**SET TASK**. Read the lines below. Copy out any that hold the string "this".

**MATERIALS PROVIDED**.
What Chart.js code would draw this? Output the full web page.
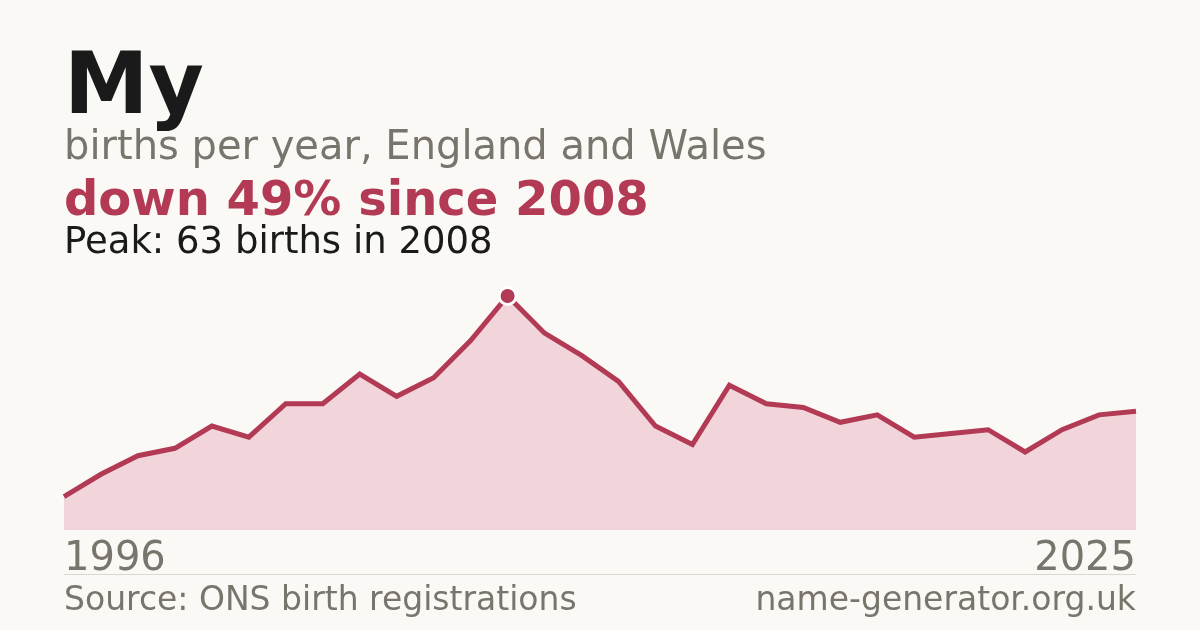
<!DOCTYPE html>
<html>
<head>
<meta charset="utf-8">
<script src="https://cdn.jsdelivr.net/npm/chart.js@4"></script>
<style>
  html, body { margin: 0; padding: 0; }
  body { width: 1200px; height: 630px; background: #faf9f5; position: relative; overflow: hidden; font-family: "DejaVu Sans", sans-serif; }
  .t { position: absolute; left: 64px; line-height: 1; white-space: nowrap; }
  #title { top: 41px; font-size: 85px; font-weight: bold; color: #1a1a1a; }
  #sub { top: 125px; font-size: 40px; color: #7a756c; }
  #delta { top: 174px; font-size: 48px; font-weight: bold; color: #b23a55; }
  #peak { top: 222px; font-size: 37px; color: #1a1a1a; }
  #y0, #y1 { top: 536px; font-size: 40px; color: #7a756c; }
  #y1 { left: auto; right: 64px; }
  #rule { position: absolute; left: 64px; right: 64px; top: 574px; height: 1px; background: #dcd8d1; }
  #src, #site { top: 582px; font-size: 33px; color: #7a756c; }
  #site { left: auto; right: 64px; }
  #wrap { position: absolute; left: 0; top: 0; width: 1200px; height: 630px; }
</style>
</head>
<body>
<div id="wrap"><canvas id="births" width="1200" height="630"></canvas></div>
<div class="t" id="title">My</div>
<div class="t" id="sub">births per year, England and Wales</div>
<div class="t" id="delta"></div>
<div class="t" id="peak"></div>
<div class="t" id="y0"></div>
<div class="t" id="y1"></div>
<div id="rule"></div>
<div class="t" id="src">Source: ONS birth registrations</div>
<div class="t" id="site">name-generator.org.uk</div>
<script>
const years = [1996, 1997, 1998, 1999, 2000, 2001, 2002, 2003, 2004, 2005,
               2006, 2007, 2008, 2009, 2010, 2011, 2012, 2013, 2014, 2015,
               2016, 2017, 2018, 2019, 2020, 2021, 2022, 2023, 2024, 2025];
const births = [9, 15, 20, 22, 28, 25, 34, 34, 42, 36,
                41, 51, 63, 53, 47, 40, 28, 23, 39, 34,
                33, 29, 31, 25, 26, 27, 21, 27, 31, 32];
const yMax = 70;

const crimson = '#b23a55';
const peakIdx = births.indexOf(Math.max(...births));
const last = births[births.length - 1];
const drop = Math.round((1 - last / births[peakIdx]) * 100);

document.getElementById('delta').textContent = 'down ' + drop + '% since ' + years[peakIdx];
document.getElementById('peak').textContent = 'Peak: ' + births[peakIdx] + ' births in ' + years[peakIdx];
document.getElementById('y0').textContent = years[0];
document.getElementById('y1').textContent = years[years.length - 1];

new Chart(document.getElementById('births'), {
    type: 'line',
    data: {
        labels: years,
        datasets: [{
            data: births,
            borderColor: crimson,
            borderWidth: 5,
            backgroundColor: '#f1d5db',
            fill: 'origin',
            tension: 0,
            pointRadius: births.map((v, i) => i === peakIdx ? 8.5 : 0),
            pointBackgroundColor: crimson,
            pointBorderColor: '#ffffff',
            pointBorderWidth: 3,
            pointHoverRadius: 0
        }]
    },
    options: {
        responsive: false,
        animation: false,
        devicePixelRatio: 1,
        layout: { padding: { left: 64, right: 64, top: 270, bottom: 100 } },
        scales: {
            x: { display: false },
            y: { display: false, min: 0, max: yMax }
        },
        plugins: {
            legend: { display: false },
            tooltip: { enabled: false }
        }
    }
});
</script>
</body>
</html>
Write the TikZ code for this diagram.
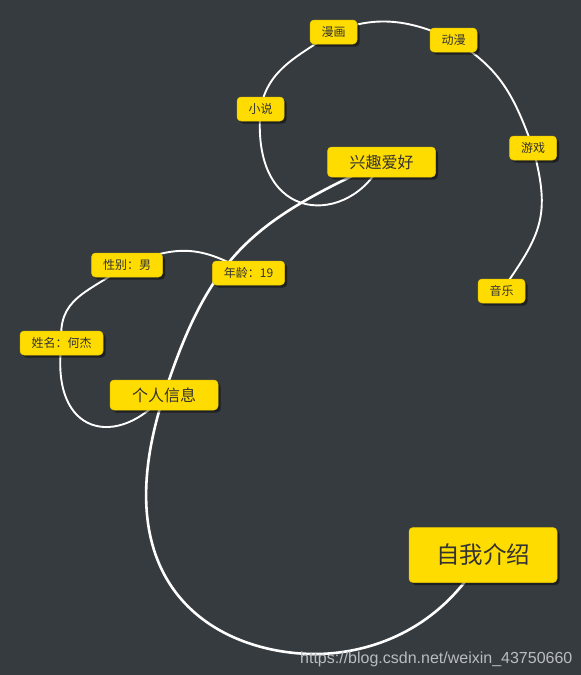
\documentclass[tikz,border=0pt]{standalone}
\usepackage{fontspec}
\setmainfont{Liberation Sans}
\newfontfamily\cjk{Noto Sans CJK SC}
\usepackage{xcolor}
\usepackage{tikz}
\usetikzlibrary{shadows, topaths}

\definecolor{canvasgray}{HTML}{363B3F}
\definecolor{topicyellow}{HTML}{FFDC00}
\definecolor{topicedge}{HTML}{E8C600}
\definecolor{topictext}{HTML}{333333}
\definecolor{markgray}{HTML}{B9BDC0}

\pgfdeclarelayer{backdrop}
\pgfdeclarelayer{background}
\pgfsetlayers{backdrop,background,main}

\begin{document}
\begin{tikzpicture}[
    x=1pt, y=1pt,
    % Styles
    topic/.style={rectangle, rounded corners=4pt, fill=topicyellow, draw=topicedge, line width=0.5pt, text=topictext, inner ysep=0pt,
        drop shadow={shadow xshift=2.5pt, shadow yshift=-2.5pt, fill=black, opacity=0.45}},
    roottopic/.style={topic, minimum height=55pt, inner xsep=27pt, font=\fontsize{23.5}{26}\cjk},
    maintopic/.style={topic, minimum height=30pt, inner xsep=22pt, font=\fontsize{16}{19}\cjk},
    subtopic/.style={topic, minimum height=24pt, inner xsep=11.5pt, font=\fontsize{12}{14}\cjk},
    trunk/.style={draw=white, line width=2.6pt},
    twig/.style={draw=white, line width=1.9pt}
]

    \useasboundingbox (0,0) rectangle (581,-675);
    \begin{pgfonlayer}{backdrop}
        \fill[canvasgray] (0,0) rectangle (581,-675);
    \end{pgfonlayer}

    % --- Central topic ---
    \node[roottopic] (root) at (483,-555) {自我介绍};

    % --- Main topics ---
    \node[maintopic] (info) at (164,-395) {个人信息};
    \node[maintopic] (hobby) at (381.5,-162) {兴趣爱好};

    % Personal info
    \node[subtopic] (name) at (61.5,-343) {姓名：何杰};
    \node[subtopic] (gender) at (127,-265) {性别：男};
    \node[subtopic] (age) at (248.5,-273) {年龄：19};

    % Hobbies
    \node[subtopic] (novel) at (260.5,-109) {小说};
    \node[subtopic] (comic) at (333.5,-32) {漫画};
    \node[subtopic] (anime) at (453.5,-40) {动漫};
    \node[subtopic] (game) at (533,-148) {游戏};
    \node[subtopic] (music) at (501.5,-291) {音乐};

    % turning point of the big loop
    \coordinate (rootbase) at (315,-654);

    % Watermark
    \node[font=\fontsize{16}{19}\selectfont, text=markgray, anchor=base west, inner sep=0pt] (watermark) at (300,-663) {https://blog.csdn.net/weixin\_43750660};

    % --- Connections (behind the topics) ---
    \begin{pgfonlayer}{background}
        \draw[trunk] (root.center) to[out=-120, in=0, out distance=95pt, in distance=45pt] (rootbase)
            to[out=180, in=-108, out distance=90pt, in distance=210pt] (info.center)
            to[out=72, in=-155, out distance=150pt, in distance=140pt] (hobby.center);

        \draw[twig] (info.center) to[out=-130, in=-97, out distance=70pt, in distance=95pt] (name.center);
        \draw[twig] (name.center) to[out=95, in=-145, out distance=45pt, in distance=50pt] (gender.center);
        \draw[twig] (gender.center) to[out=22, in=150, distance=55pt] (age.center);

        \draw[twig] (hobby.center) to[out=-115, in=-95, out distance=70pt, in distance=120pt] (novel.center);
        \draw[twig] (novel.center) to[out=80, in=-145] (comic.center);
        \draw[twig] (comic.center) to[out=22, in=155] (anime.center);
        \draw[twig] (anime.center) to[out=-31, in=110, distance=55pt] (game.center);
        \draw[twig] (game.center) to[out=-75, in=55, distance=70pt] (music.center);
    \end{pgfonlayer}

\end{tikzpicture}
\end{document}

**THE ANSWER**.
What Chart.js code would draw this? Output the full web page.
Write the TikZ code for this diagram.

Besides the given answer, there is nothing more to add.